Extracted records
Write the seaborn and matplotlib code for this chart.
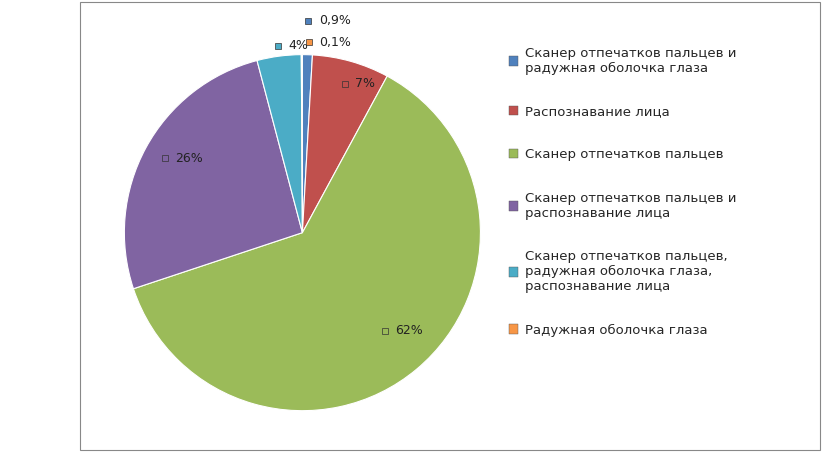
import numpy as np
import matplotlib
matplotlib.use("Agg")
import matplotlib.pyplot as plt
from matplotlib.patches import Patch, Rectangle
import seaborn as sns

sns.set_theme(style="white")
plt.rcParams['font.family'] = ['DejaVu Sans']

categories = ["Сканер отпечатков пальцев и\nрадужная оболочка глаза",
              "Распознавание лица",
              "Сканер отпечатков пальцев",
              "Сканер отпечатков пальцев и\nраспознавание лица",
              "Сканер отпечатков пальцев,\nрадужная оболочка глаза,\nраспознавание лица",
              "Радужная оболочка глаза"]
values = [0.9, 7, 62, 26, 4, 0.1]
labels = ["0,9%", "7%", "62%", "26%", "4%", "0,1%"]
colors = ["#4F81BD", "#C0504D", "#9BBB59", "#8064A2", "#4BACC6", "#F79646"]

fig = plt.figure(figsize=(8.4, 4.63), dpi=100)
fig.patches.append(Rectangle((0.095, 0.028), 0.881, 0.968, transform=fig.transFigure,
                             fill=False, edgecolor="#888888", lw=0.8))
ax = fig.add_axes([0.148, 0.113, 0.424, 0.769])
wedges, _ = ax.pie(values, colors=colors, startangle=90, counterclock=False,
                   wedgeprops=dict(edgecolor="white", linewidth=0.8))
ax.set_xlim(-1, 1)
ax.set_ylim(-1, 1)
ax.set_aspect("equal")

# label placement (radius, extra x shift)
dist = [1.19, 0.87, 0.72, 0.88, 1.06, 1.07]
xshift = [0.0, 0.0, 0.0, 0.0, 0.0, 0.04]
for w, lab, c, r, dx in zip(wedges, labels, colors, dist, xshift):
    ang = np.deg2rad((w.theta1 + w.theta2) / 2)
    x, y = r * np.cos(ang) + dx, r * np.sin(ang)
    ax.plot(x, y, marker="s", color=c, markersize=5, markeredgecolor="#333333",
            markeredgewidth=0.5, clip_on=False)
    ax.text(x + 0.06, y, lab, fontsize=9, va="center", ha="left", color="#222222",
            clip_on=False)

handles = [Patch(facecolor=c, edgecolor="#555555", linewidth=0.3) for c in colors]
fig.legend(handles, categories, loc="upper left", bbox_to_anchor=(0.592, 0.925),
           frameon=False, fontsize=9.5, labelspacing=2.3, handlelength=0.7,
           handleheight=0.7, handletextpad=0.5)
fig.savefig("out.png", dpi=100)
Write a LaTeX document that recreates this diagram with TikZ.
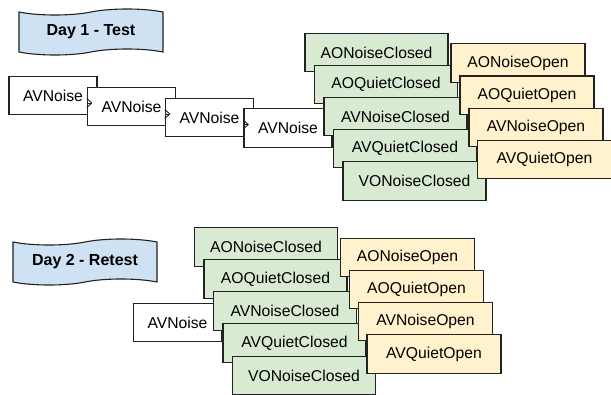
\documentclass[tikz,border=0pt]{standalone}
\usepackage{fontspec}
\setmainfont{Liberation Sans}
\usetikzlibrary{shapes.symbols,arrows.meta}
\definecolor{gfill}{HTML}{D9EAD3}
\definecolor{yfill}{HTML}{FFF2CC}
\definecolor{bfill}{HTML}{CFE2F3}
\definecolor{edgec}{HTML}{222222}
\begin{document}
\begin{tikzpicture}[x=1pt,y=-1pt,
  box/.style={draw=edgec, line width=1.1pt, inner sep=0pt, minimum height=38.5pt, font=\fontsize{15.7}{18}\selectfont},
  avbox/.style={box, fill=white, minimum width=88pt},
  closedbox/.style={box, fill=gfill, minimum width=143pt},
  openbox/.style={box, fill=yfill, minimum width=134pt},
  banner/.style={tape, draw=edgec, line width=1.1pt, fill=bfill, minimum width=144pt, minimum height=46pt, inner sep=0pt, tape bend height=6pt, font=\bfseries\fontsize{16}{18}\selectfont},
  chev/.style={draw=edgec, line width=0.9pt, -{Straight Barb[length=5pt,width=9pt]}}]
\useasboundingbox (0,0) rectangle (611,394);

% ---------- Day 1 ----------
\node[banner] (t1) at (91,32) {Day 1 - Test};

\node[avbox] (a1) at (53,95.5) {AVNoise};
\node[avbox] (a2) at (131.5,106.5) {AVNoise};
\draw[chev] ([xshift=0pt,yshift=3.5pt]a2.west) -- ([xshift=5.5pt,yshift=3.5pt]a2.west);
\node[avbox] (a3) at (209.5,117.5) {AVNoise};
\draw[chev] ([xshift=0pt,yshift=3.5pt]a3.west) -- ([xshift=5.5pt,yshift=3.5pt]a3.west);
\node[avbox] (a4) at (288,128) {AVNoise};
\draw[chev] ([xshift=0pt,yshift=3.5pt]a4.west) -- ([xshift=5.5pt,yshift=3.5pt]a4.west);

\node[closedbox] (c1) at (376.5,52.5) {AONoiseClosed};
\node[closedbox] (c2) at (386,84.5) {AOQuietClosed};
\node[closedbox] (c3) at (395.5,116.5) {AVNoiseClosed};
\node[closedbox] (c4) at (405,148.5) {AVQuietClosed};
\node[closedbox] (c5) at (414.5,181) {VONoiseClosed};

\node[openbox] (o1) at (518,63) {AONoiseOpen};
\node[openbox] (o2) at (527,95.2) {AOQuietOpen};
\node[openbox] (o3) at (536,127.4) {AVNoiseOpen};
\node[openbox] (o4) at (544.5,159.6) {AVQuietOpen};

% ---------- Day 2 ----------
\node[banner] (t2) at (85,262) {Day 2 - Retest};

\node[avbox] (r0) at (177.5,322.5) {AVNoise};

\node[closedbox] (d1) at (266,247) {AONoiseClosed};
\node[closedbox] (d2) at (275.5,279) {AOQuietClosed};
\node[closedbox] (d3) at (285,311) {AVNoiseClosed};
\node[closedbox] (d4) at (294.5,343) {AVQuietClosed};
\node[closedbox] (d5) at (304,375.5) {VONoiseClosed};

\node[openbox] (p1) at (407.5,257.5) {AONoiseOpen};
\node[openbox] (p2) at (416.5,289.5) {AOQuietOpen};
\node[openbox] (p3) at (425.5,321.5) {AVNoiseOpen};
\node[openbox] (p4) at (434,354) {AVQuietOpen};
\end{tikzpicture}
\end{document}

▶ _Description of the task_
Find the word "seaborn" in the records and pull out each line that has it.

▶ _Answer below_
Write the seaborn and matplotlib code for this chart.
import seaborn as sns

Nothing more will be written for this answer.